Tri Tac published a somewhat expanded second edition in 1985 as a 165-page book FTL:2448 — Adventure in Deep Space, and then released two supplements the following year: A focus on police work in Cop 2448 by Tucholka and Kreig Branden; and Star Charts by Tucholka and Lloyd Stilwell.

Then in 1990, a greatly expanded 360-page 3rd edition was released, published in two volumes: Book One covers character creation, alien races, combat, equipment, and some scenarios; Book Two includes a planetary generation system, several campaign setups, and more background information on the overall campaign.

Ten years later, the 3rd edition was published as a PDF with a further 100 pages of new material including starship blueprints. In 2001, Tri Tac released additional alien races for the game, FTL:2448 — Lost Races; and Kansas Class Freighter, a set of blueprints for a typical space freighter.

==Reception==
In the September–October 1983 edition of Space Gamer (No. 65), William A. Barton commented that "FTL, while not treading any new paths, at least makes an admirable effort to cover aspects of play that too many other systems have ignored or made needlessly complex. If nothing else, I'd highly recommend it as a sourcebook for existing [science fiction role-playing games]."

In the January–February 1985 edition of Different Worlds (Issue #38), Michael Doolittle outlined a host of problems with the game rules of the second edition. Doolittle concluded by giving a very poor rating of 1 star out of 4, saying, "Although there are several interesting ideas in FTL:2448, I can only recommend this game if you have the time to spend tinkering with the game system, or you buy game systems looking for things to add to your campaign. Otherwise, pass this one up."

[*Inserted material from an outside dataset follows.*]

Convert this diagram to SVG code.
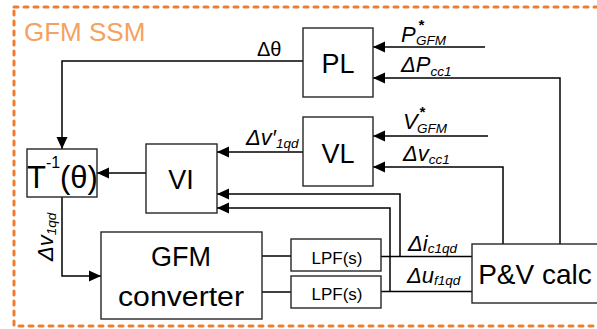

In his 1990 book The Complete Guide to Role-Playing Games, game critic Rick Swan also reviewed the second edition and found it out-of-date, having been outclassed by newer and more professional products such as the role-playing games produced for the Star Trek and Star Wars franchises. Swan didn't like the ambiguity of the skills and also found that "Rules for space battles, starship design and economics are similarly vague." However, he did think there were "thoughtful, inventive sections on stellar law, robotics, and space colonies, and the rules for personal combat strike a nice balance between detail and playability." Swan concluded by giving the game a below-average rating of 2 out of 4, saying "Though much of FTL:2448 could be used as a sourcebook for other science-fiction RPGs, the game itself is outdated and hardly worth the effort."

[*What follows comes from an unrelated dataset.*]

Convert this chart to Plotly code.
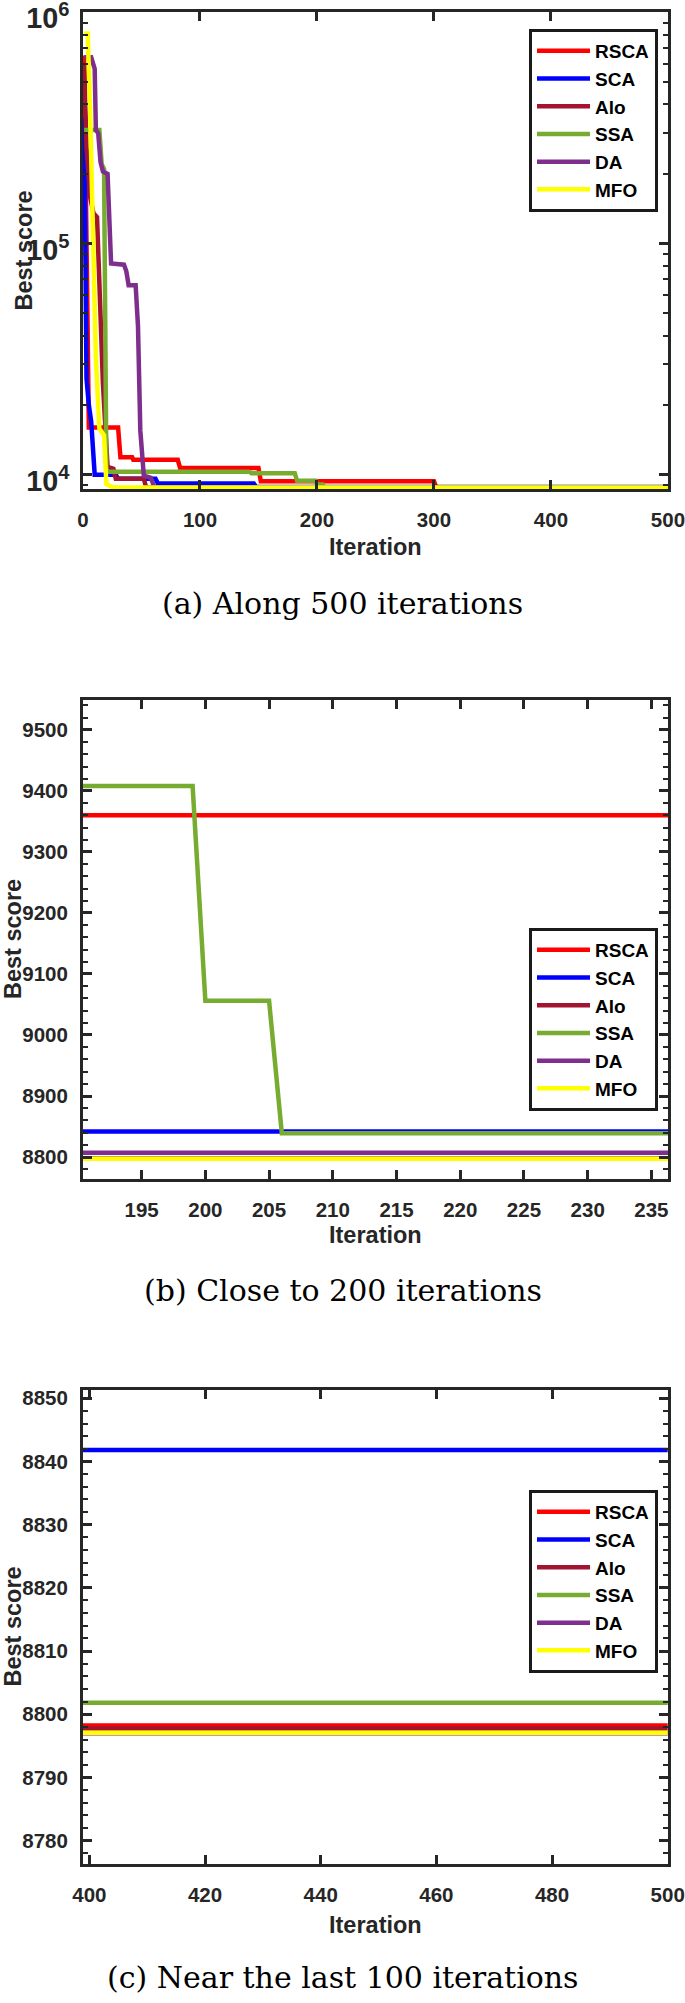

In the January 1995 issue of Shadis, Dirk Dejong reviewed the third edition, writing, "This reworking has enough new material to almost qualify as a new game." Dejong was ambivalent about the result, writing, "FTL:2448 has the potential of being either the best or the worst of the Tri-Tac line ... it plugs many of the holes the [first edition] had ... [and] is done with wit, style and intelligence, something lacking in too many offerings today ... On the down side, FTL:2448 is by far the largest game Tri Tac has put out." Dejong thought the large amount of extra material took away from the playability of the game, pointing out "The ship construction rules, are simply too complex for the needs of all but the most detail-oriented of gamers. It could take you literally months to design a ship." He also noted "The game has more tables than a college cafeteria." Dejong concluded by warning that "FTL:2448 rides the ragged edge of how close you can get to bogging you down in minutiae ... If you are into hard-edged, realistic sci-fi role playing, not space opera, and enjoy playing rough, tough, real people, not varnished heroes, this could be the game for you."